How we cite our quotes: Citations follow this format: (Chapter.Paragraph)
Quote #7
"Yet our priests fast, and inflict on themselves severe punishments, and we are taught to bear our sorrows in silence, and all this is so that the soul may be cleansed."
He struck his forehead. "My God!" he cried. "I do not understand you. I never will. Go before I am too entangled in your philosophies." (19.39)

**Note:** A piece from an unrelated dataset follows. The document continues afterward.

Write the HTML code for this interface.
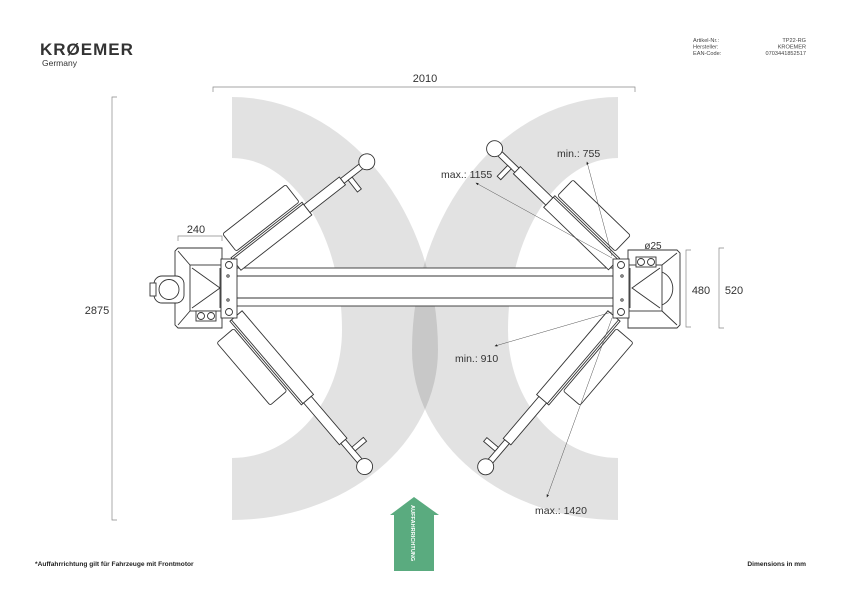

There’s a tension here: Kenny might not understand the foreign religious principles of Hinduism, or he might understand them and still disagrees with them. Here, we see that he avoids delving too deeply into the issue. Instead of exploring what Ruku believes and why, he’d rather dismiss her whole belief system as foreign. This is a glimpse of Kenny as convinced by his beliefs, and maybe lacking the interest, or the energy, to challenge them. He doesn’t understand the ways of other people, but he has his own understanding of how they need help, and how he can help them. We’ve got to wonder if it is right for him to impose his values on people, decide what they should want and give it to them? Is that really helpful?
Quote #8
Apart from this he burnt easily, even an hour or so in the sun would bring up red, scaly patches about the neck and forehead and make him fretful, whereas my children had grown up in the open and thrived on it. (20.22)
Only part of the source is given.